There is no trace of this sort of thing in Europe that I can detect. Nor is there that lethal combination of money and power on a vast scale that can control elections and national policy at will. Remember that George Bush spent over $200 million to get himself elected two years ago, and even Mayor Michael Bloomberg of New York spent 60 million dollars for his election: this scarcely seems like the democracy to which other nations might aspire, much less emulate. But this is accepted uncritically by what seems to be an enormous majority of Americans who equate all this with freedom and democracy, despite its obvious drawbacks. More than any other country today, the United States is controlled at a distance from most citizens; the great corporations and lobbying groups do their will with "the people's" sovereignty leaving little opportunity for real dissent or political change. Democrats and Republicans, for example, voted to give Bush a blank check for war with such enthusiasm and unquestioning loyalty as to make one doubt that there was any thought in the decision. The ideological position common to nearly everyone in the system is that America is best, its ideals perfect, its history spotless, its actions and society at the highest levels of human achievement and greatness. To argue with that -- if that is at all possible -- is to be "un-American" and guilty of the cardinal sin of anti- Americanism, which derives not from honest criticism but for hatred of the good and the pure.

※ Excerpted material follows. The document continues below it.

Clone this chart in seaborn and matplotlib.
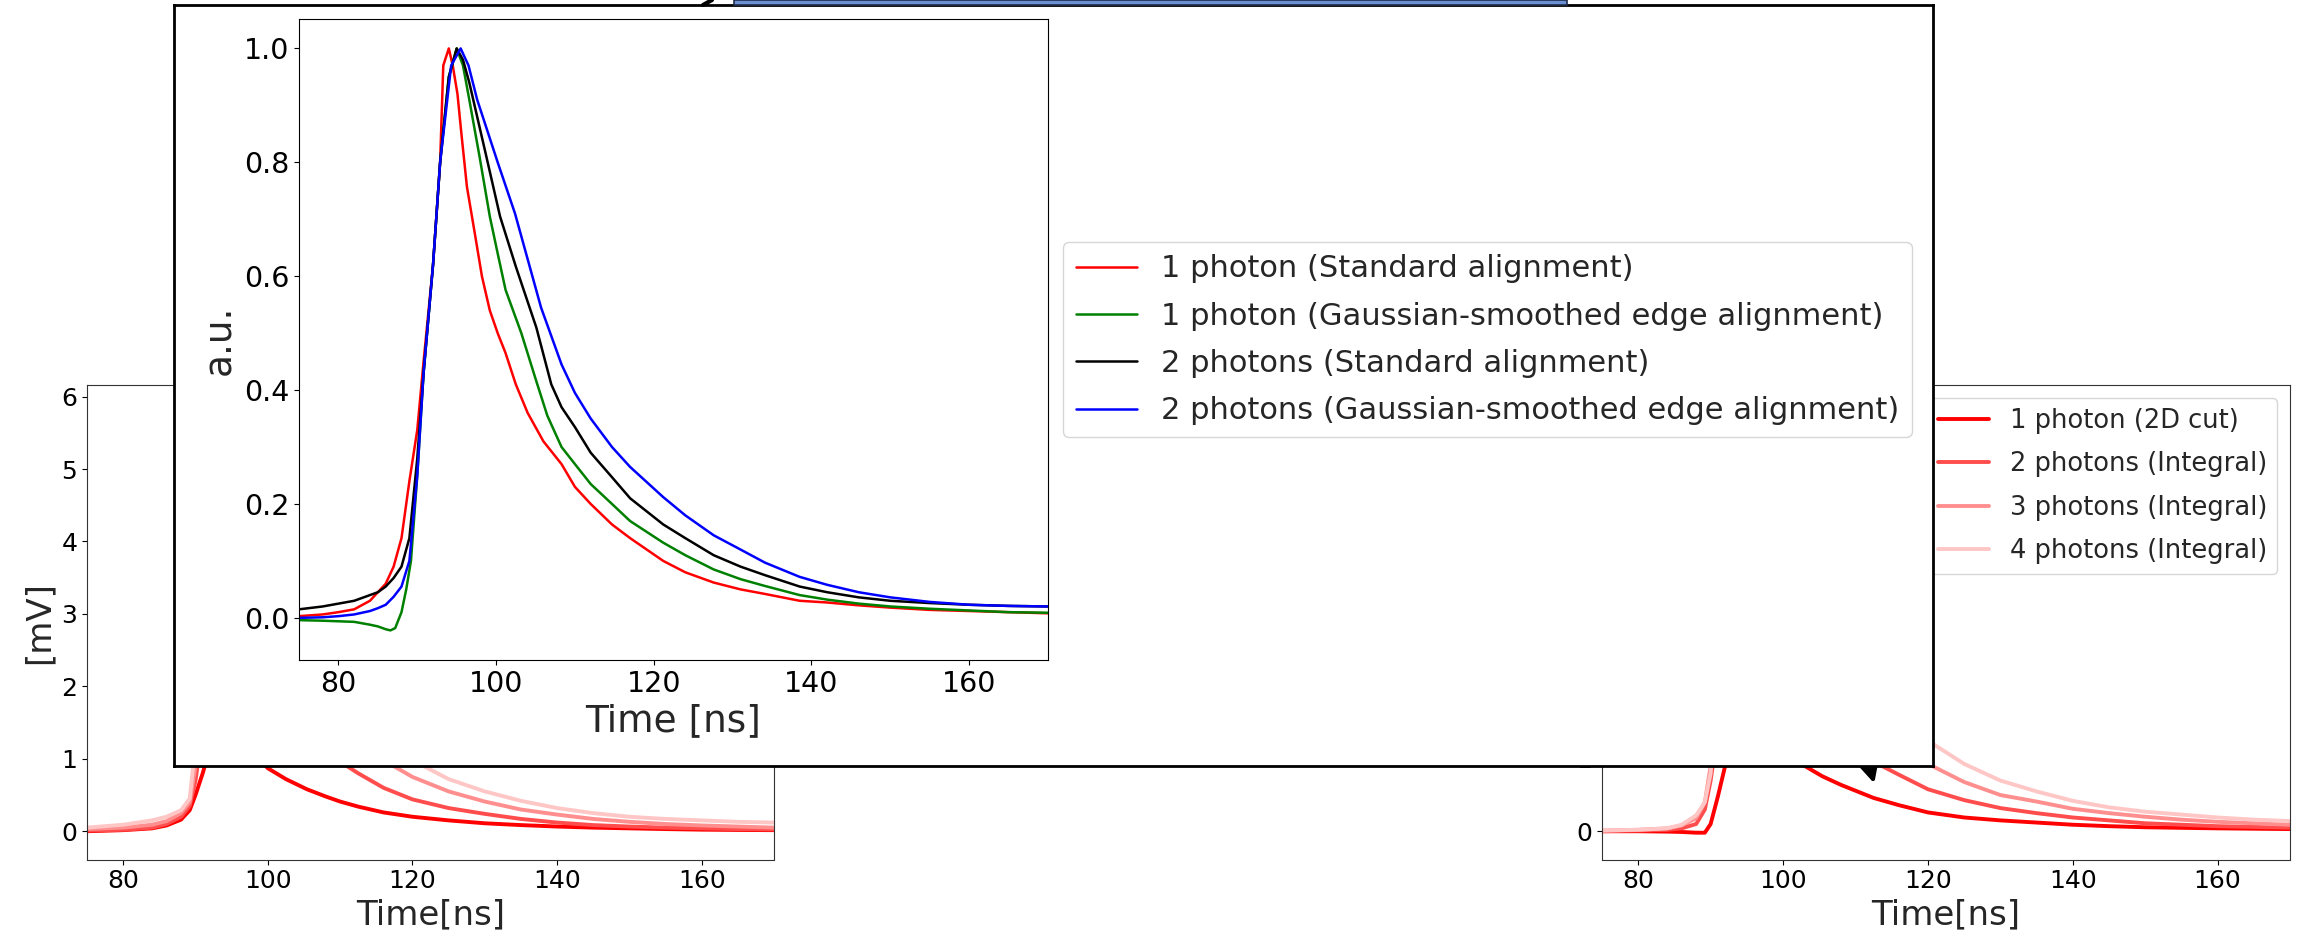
import matplotlib
matplotlib.use("Agg")
import matplotlib.pyplot as plt
import seaborn as sns
from matplotlib.patches import Rectangle
from matplotlib.lines import Line2D

sns.set_style("ticks")
plt.rcParams['font.family'] = ['DejaVu Sans']

# ---- background plots (mV), both on the same time grid ----
t_bg = [75, 80, 84, 86, 88, 89.2, 90, 91, 92, 93, 94, 95, 96, 98, 100, 102.5, 105.4, 108,
        110, 112.5, 116, 120, 125, 130, 135, 140, 145, 150, 155, 160, 165, 170]

left_1 = [0.0, 0.015, 0.04, 0.08, 0.16, 0.29, 0.5, 0.8, 1.15, 1.36, 1.45, 1.42, 1.33, 1.08, 0.87, 0.72,
          0.58, 0.48, 0.41, 0.34, 0.26, 0.2, 0.15, 0.11, 0.085, 0.065, 0.05, 0.04, 0.03, 0.022, 0.018, 0.015]
left_2 = [0.01, 0.02, 0.05, 0.1, 0.2, 0.35, 0.7, 1.4, 2.1, 2.6, 2.85, 2.9, 2.82, 2.45, 2.05, 1.7,
          1.38, 1.12, 0.96, 0.8, 0.6, 0.44, 0.32, 0.24, 0.17, 0.12, 0.085, 0.065, 0.05, 0.04, 0.03, 0.025]
left_3 = [0.03, 0.05, 0.09, 0.14, 0.25, 0.4, 0.9, 1.9, 3.0, 3.8, 4.2, 4.3, 4.22, 3.8, 3.3, 2.75,
          2.25, 1.85, 1.6, 1.32, 0.98, 0.75, 0.55, 0.41, 0.3, 0.23, 0.17, 0.13, 0.1, 0.08, 0.065, 0.05]
left_4 = [0.05, 0.09, 0.15, 0.2, 0.29, 0.45, 1.2, 2.6, 4.0, 5.1, 5.65, 5.85, 5.75, 5.25, 4.6, 3.9,
          3.2, 2.65, 2.3, 1.85, 1.35, 0.98, 0.72, 0.55, 0.42, 0.32, 0.25, 0.2, 0.17, 0.15, 0.13, 0.12]

right_1 = [0.0, 0.0, -0.005, -0.01, -0.02, -0.02, 0.1, 0.48, 0.9, 1.2, 1.38, 1.42, 1.38, 1.22, 1.08, 0.93,
           0.76, 0.64, 0.56, 0.46, 0.36, 0.26, 0.19, 0.15, 0.12, 0.09, 0.07, 0.055, 0.047, 0.04, 0.035, 0.03]
right_2 = [0.0, 0.01, 0.02, 0.04, 0.1, 0.3, 0.7, 1.4, 2.1, 2.55, 2.75, 2.8, 2.75, 2.5, 2.2, 1.85,
           1.5, 1.25, 1.1, 0.96, 0.78, 0.58, 0.43, 0.32, 0.25, 0.19, 0.15, 0.11, 0.09, 0.07, 0.06, 0.05]
right_3 = [0.01, 0.02, 0.04, 0.08, 0.18, 0.4, 0.9, 1.9, 3.0, 3.8, 4.2, 4.3, 4.2, 3.8, 3.3, 2.75,
           2.2, 1.8, 1.55, 1.3, 1.07, 0.93, 0.68, 0.5, 0.41, 0.31, 0.25, 0.2, 0.16, 0.13, 0.11, 0.09]
right_4 = [0.01, 0.02, 0.04, 0.09, 0.22, 0.4, 0.8, 2.0, 3.6, 4.9, 5.6, 5.85, 5.75, 5.3, 4.7, 4.0,
           3.3, 2.7, 2.35, 1.95, 1.55, 1.25, 0.93, 0.7, 0.55, 0.42, 0.33, 0.27, 0.23, 0.19, 0.16, 0.14]

bg_labels = ["1 photon (2D cut)", "2 photons (Integral)", "3 photons (Integral)", "4 photons (Integral)"]
bg_colors = ["#ff0000", "#ff4d4d", "#ff8f8f", "#ffc6c6"]

# ---- inset (normalised) ----
t_red = [75, 78, 80, 82, 84, 85, 86, 87, 88, 89, 90, 90.8, 92, 92.9, 93.3, 94, 94.5, 95.1, 95.6, 96.3,
         97.3, 98.2, 99.2, 100.2, 101.2, 102.5, 104, 106, 108.3, 110, 112, 114.7, 117, 121.2, 124,
         127.6, 131, 134.1, 138.5, 142, 146, 150, 155, 160, 165, 170]
v_red = [0.003, 0.006, 0.01, 0.015, 0.03, 0.045, 0.06, 0.09, 0.14, 0.24, 0.33, 0.45, 0.62, 0.80, 0.97,
         1.0, 0.97, 0.92, 0.85, 0.757, 0.675, 0.6, 0.54, 0.50, 0.465, 0.41, 0.36, 0.31, 0.27, 0.23,
         0.2, 0.164, 0.14, 0.10, 0.08, 0.062, 0.05, 0.042, 0.03, 0.027, 0.022, 0.018, 0.014, 0.012, 0.01, 0.008]

t_green = [75, 78, 80, 82, 84, 85, 86, 86.6, 87.2, 88, 88.6, 89.2, 90, 90.8, 92, 92.9, 94, 95, 95.8,
           96.6, 97.9, 99.2, 100.2, 101.2, 103.2, 105, 106.5, 108.3, 110, 112, 114.7, 117, 121.2, 124,
           127.6, 131, 134.1, 138.5, 142, 146, 150, 155, 160, 165, 170]
v_green = [-0.004, -0.005, -0.006, -0.007, -0.012, -0.015, -0.02, -0.022, -0.018, 0.01, 0.05, 0.1,
           0.25, 0.43, 0.62, 0.80, 0.95, 1.0, 0.97, 0.91, 0.81, 0.705, 0.64, 0.576, 0.5, 0.42, 0.355,
           0.30, 0.27, 0.235, 0.2, 0.17, 0.132, 0.11, 0.085, 0.068, 0.056, 0.04, 0.032, 0.025, 0.02,
           0.016, 0.013, 0.01, 0.009]

t_black = [75, 78, 80, 82, 84, 85, 86, 87, 88, 89, 90, 90.8, 92, 92.9, 94, 95, 95.8, 96.6, 98.6, 100.5,
           102.5, 105.1, 107, 108.3, 110, 112, 114.7, 117, 121.2, 124, 127.6, 131, 134.1, 138.5, 142,
           146, 150, 155, 160, 165, 170]
v_black = [0.015, 0.02, 0.025, 0.03, 0.04, 0.045, 0.055, 0.07, 0.09, 0.14, 0.28, 0.43, 0.62, 0.80, 0.95,
           1.0, 0.98, 0.94, 0.82, 0.705, 0.617, 0.51, 0.41, 0.37, 0.335, 0.29, 0.247, 0.21, 0.164, 0.14,
           0.11, 0.09, 0.075, 0.055, 0.045, 0.036, 0.03, 0.026, 0.023, 0.021, 0.02]

t_blue = [75, 78, 80, 82, 84, 85, 86, 87, 88, 89, 90, 90.8, 92, 92.9, 94.3, 95.5, 96.5, 97.6, 100.2,
          102.4, 105.7, 108.3, 110, 112, 114.7, 117, 121.2, 124, 127.6, 131, 134.1, 138.5, 142, 146,
          150, 155, 160, 165, 170]
v_blue = [0.0, 0.001, 0.003, 0.006, 0.012, 0.017, 0.023, 0.037, 0.055, 0.1, 0.25, 0.43, 0.62, 0.80,
          0.97, 1.0, 0.97, 0.91, 0.80, 0.71, 0.545, 0.445, 0.395, 0.35, 0.30, 0.265, 0.212, 0.18, 0.145,
          0.12, 0.097, 0.072, 0.058, 0.045, 0.036, 0.028, 0.023, 0.021, 0.02]

inset_labels = ["1 photon (Standard alignment)", "1 photon (Gaussian-smoothed edge alignment)",
                "2 photons (Standard alignment)", "2 photons (Gaussian-smoothed edge alignment)"]
inset_colors = ["red", "green", "black", "blue"]

W, H = 2303, 943


def box(left, top, right, bottom):
    # pixel box (from top-left) -> figure fraction rect
    return [left / W, 1 - bottom / H, (right - left) / W, (bottom - top) / H]


fig = plt.figure(figsize=(W / 100, H / 100), dpi=100)

ax_l = fig.add_axes(box(87, 385, 774, 859.5))
ax_r = fig.add_axes(box(1602, 385, 2290, 859.5))
for ax, curves in ((ax_l, [left_1, left_2, left_3, left_4]), (ax_r, [right_1, right_2, right_3, right_4])):
    for vals, lab, col in zip(curves, bg_labels, bg_colors):
        sns.lineplot(x=t_bg, y=vals, ax=ax, color=col, lw=2.8, label=lab, legend=False, estimator=None)
    ax.set_xlim(75, 170)
    ax.set_ylim(-0.39, 6.16)
    ax.set_xticks([80, 100, 120, 140, 160])
    ax.tick_params(labelsize=18, colors='black')
    ax.set_xlabel("Time[ns]", fontsize=24.5)
    ax.set_ylabel("[mV]", fontsize=24.5)
    for s in ax.spines.values():
        s.set_color('#333333')
ax_r.legend(loc='upper right', fontsize=18.5, labelspacing=0.67)

# arrow whose head pokes out under the overlay
ax_r.annotate("", xy=(1875, H - 786), xycoords='figure pixels',
              xytext=(1845, H - 680), textcoords='figure pixels',
              arrowprops=dict(arrowstyle='-|>', color='black', lw=3, mutation_scale=35))

# overlay panel
ax_box = fig.add_axes(box(174, 5, 1933, 766))
ax_box.set_xticks([])
ax_box.set_yticks([])
for s in ax_box.spines.values():
    s.set_color('black')
    s.set_linewidth(2)

ax_in = fig.add_axes(box(299, 19.4, 1048, 660))
for tt, vv, lab, col in zip([t_red, t_green, t_black, t_blue], [v_red, v_green, v_black, v_blue],
                            inset_labels, inset_colors):
    sns.lineplot(x=tt, y=vv, ax=ax_in, color=col, lw=1.8, label=lab, legend=False, estimator=None)
ax_in.set_xlim(75, 170)
ax_in.set_ylim(-0.074, 1.051)
ax_in.set_xticks([80, 100, 120, 140, 160])
ax_in.set_yticks([0.0, 0.2, 0.4, 0.6, 0.8, 1.0])
ax_in.tick_params(labelsize=20.5, colors='black')
ax_in.set_xlabel("Time [ns]", fontsize=27)
ax_in.set_ylabel("a.u.", fontsize=27)
for s in ax_in.spines.values():
    s.set_color('black')
ax_in.legend(loc='center left', bbox_to_anchor=(1.0, 0.5), fontsize=22, labelspacing=0.6)

# slivers of other slide elements at the top edge
fig.add_artist(Rectangle((734 / W, 1 - 5 / H), 833 / W, 5 / H, transform=fig.transFigure,
                         facecolor='#6a8fd2', edgecolor='#1f2d4a', lw=1.2, zorder=5))
fig.add_artist(Line2D([703 / W, 712 / W], [1 - 5 / H, 1.0], transform=fig.transFigure,
                      color='black', lw=3, zorder=5))

fig.savefig("out.png", dpi=100)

No wonder then that America has never had an organised Left or real opposition party as has been the case in every European country. The substance of American discourse is that it is divided into black and white, evil and good, ours and theirs. It is the task of a lifetime to make a change in that Manichean duality that seems to be set forever in an unchanging ideological dimension. And so it is for most Europeans who see America as having been their saviour and is now their protector, yet whose embrace is both encumbering and annoying at the same time.
Tony Blair's wholeheartedly pro-American position therefore seems even more puzzling me. I am comforted that even to British people, he seems like a humourless aberration, a Leader who has decided in effect to obliterate his own identity in favour of this other one, represented by the lamentable Mr Bush. I still have time to learn when it will be that Europe will come to its senses and assume the countervailing role to America that its size and history entitle it to play. Until then, the next war will approach inexorably.